To be done: Each line that holds the word "this" counts once; give the total for the records below and nothing else.

Data supplied:
########################################
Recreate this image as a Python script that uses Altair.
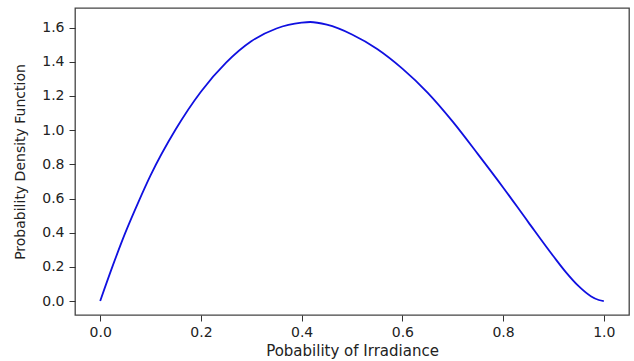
########################################
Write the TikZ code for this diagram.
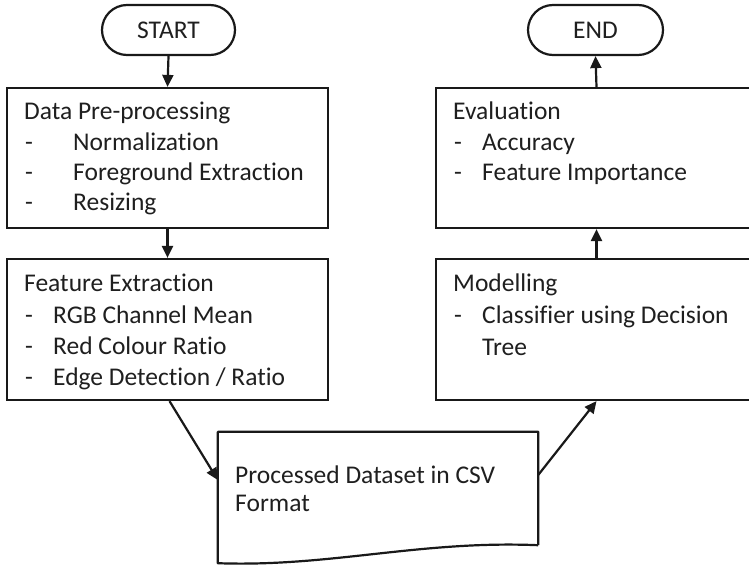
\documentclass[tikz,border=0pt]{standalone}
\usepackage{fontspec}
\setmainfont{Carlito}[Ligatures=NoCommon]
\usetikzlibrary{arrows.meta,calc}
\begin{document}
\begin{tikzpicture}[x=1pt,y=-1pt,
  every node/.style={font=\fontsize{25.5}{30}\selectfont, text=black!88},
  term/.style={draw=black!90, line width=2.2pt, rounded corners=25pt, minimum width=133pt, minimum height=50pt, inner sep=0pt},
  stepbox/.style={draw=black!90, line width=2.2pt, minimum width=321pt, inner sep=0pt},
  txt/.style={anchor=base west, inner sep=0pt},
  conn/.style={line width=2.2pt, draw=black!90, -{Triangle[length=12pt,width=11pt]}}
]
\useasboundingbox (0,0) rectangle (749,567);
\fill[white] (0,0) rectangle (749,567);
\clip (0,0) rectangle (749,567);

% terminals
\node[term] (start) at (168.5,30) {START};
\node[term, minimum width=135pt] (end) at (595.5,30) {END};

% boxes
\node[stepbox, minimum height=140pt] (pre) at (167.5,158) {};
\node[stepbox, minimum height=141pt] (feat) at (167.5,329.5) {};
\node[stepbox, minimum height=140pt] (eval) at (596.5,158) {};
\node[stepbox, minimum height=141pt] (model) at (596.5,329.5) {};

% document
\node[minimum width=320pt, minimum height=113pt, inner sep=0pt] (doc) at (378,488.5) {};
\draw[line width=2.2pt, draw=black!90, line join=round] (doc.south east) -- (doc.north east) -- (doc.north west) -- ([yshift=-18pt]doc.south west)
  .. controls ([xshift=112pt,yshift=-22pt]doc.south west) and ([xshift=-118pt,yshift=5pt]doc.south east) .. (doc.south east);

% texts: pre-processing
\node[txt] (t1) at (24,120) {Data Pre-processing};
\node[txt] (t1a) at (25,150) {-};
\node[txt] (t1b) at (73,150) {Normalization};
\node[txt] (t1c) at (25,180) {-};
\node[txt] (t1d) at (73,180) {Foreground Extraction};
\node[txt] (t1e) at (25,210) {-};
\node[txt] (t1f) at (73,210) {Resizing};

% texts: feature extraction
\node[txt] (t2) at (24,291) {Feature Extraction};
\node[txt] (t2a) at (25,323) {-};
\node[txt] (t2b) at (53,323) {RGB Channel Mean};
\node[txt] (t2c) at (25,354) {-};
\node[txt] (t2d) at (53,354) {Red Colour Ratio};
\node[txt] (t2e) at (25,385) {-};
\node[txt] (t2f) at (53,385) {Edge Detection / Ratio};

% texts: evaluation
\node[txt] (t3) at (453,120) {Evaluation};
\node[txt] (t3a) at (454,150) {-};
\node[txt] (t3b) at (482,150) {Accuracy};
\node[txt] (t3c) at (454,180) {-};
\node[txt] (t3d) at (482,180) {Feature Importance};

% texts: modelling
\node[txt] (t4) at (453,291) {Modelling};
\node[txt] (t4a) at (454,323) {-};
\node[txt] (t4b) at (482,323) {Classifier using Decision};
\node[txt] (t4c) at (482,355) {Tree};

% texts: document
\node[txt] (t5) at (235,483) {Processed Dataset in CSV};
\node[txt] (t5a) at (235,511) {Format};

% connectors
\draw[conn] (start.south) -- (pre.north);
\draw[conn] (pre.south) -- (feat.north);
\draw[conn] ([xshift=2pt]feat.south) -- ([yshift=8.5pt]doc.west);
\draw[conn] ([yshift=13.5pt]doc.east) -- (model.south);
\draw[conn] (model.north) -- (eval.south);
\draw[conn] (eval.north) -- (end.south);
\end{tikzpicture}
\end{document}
########################################
Final result: 2